As a delivery system for scares, Ju-On: Origins is only fitfully successful. While nearly every episode has at least one sequence that induces edge-of-seat creepiness (the penultimate episode, which shows the true scope of Odajima’s backstory, is the best of these), more often than not the horrifying events aren’t so much scary as simply brutal, disturbing, or just downright ugly. The first episode, viewers should be warned, contains a nasty (and narratively unjustified) sexual assault not in the least bit supernatural, and there are scenes of violence that range from eerie to over-the-top gruesome. The blood and viscera is mostly practical, giving gore f/x aficionados some nice tableaux to pore over—one scene involving a pregnant woman is as horrifying as anything in a splatter film—and the ghost visuals contain admirably restrained use of CGI. Origins sometimes summons scares and laughter in equal measure, such as when a character in jail gets visited by a baby that makes the ceiling-crawling infant from Trainspotting look downright adorable.

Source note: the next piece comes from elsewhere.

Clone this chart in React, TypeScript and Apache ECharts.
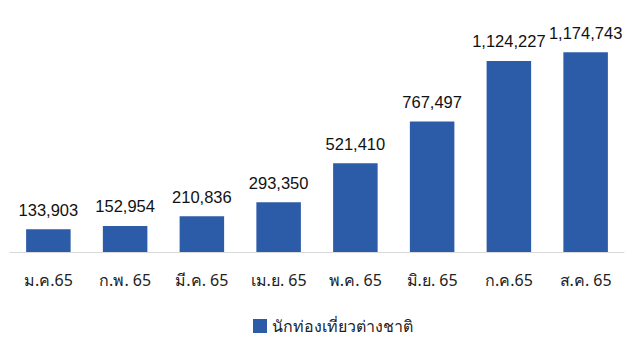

If only there were compelling characters anchoring all this ghostly hokum. Most of the actors do fine work with what little they’re given on the page (Kuroshima, in particular, manages to convey depths of emotion with almost nothing save for her expressive face), but when they’re offered such one-dimensional roles, there’s only so much emoting that can help. And for the characters who are granted rich backstories, like Kiyomi, the show tends to use “troubled” as an excuse to push and pull their motivations and moods any which way, consistency be damned. The narrative doesn’t help by containing little in the way of a beginning, middle, or end; by relying so heavily on the convoluted timeline and the blurring of one era into another, the story feels less like it has an arc, and more a series of events that just sort of happen. When the actual ending does come after six episodes, it feels like a shrug, as though once they got done explaining what happened to these people in the past, they realized there wasn’t anything to say in the present. (One character is killed so absurdly in the final minutes, it suggests the creative team was just trying to get to the finish line.)

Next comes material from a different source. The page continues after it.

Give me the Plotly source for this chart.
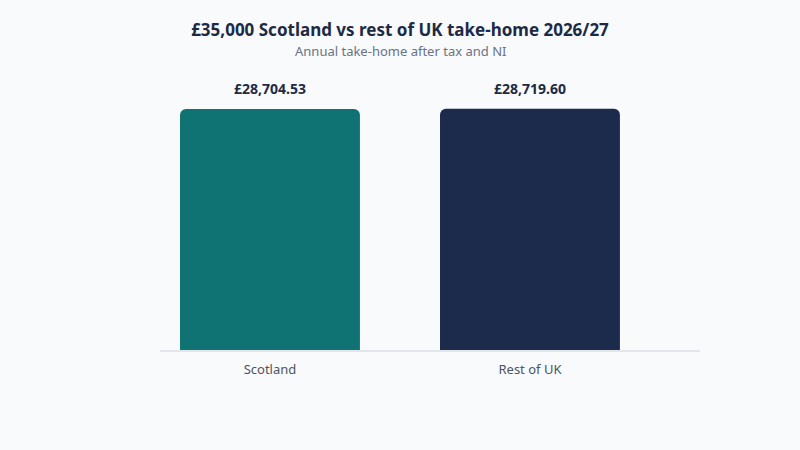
import plotly.graph_objects as go

categories = ["Scotland", "Rest of UK"]
take_home = [28704.53, 28719.60]
labels = ["£28,704.53", "£28,719.60"]
colors = ["#0f7373", "#1c2a4b"]

fig = go.Figure(go.Bar(
    x=categories, y=take_home,
    marker=dict(color=colors, line=dict(width=0)),
    width=0.692, hoverinfo="skip",
))
for c, v, t in zip(categories, take_home, labels):
    fig.add_annotation(x=c, y=v, text="<b>" + t + "</b>", showarrow=False,
                       yanchor="bottom", yshift=9,
                       font=dict(family="Noto Sans", size=14, color="#1e2a44"))

fig.add_annotation(xref="paper", yref="paper", x=(400 - 160) / 540, y=1.1865,
                   yanchor="middle", xanchor="center", showarrow=False,
                   text="Annual take-home after tax and NI",
                   font=dict(family="Noto Sans", size=13, color="#6b7280"))

fig.update_layout(
    width=800, height=450,
    paper_bgcolor="#f8fafc", plot_bgcolor="#f8fafc",
    margin=dict(l=160, r=100, t=98, b=100),
    barcornerradius=6,
    showlegend=False,
    font=dict(family="Noto Sans", color="#4b5563"),
    title=dict(
        text="<b>£35,000 Scotland vs rest of UK take-home 2026/27</b>",
        x=0.5, xanchor="center", xref="container", yref="container",
        y=1 - 30 / 450, yanchor="middle",
        font=dict(family="Noto Sans", size=17, color="#1e2a44"),
    ),
    xaxis=dict(showline=True, linecolor="#e2e5ea", linewidth=1.5, ticks="",
               range=[-0.423, 1.654], ticklabelstandoff=7,
               tickfont=dict(size=13, color="#4b5563"), showgrid=False),
    yaxis=dict(range=[0, 30000], visible=False, showgrid=False, zeroline=False),
)
fig.write_html("out.html", config={"displayModeBar": False},
               post_script="document.body.style.margin='0';document.body.style.background='#f8fafc';")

In some regards, this messy but sporadically engaging series makes for the ideal embodiment of a film series that similarly struggled to remain compelling after the initial scares subsided. Like its spotty progenitors, Ju-On: Origins tries to stretch thin material over a large canvas without doing much to sustain interest beyond injecting the occasional fright. (To its credit, there are almost no cheap jump scares here.) Horror fans are unfortunately well acquainted with sitting through limp characters and narrative filler to get to the good stuff; this haunted-house series will supply sufficient ghouls to keep your attention—but it also conjures up the spirit of shows that have done it better.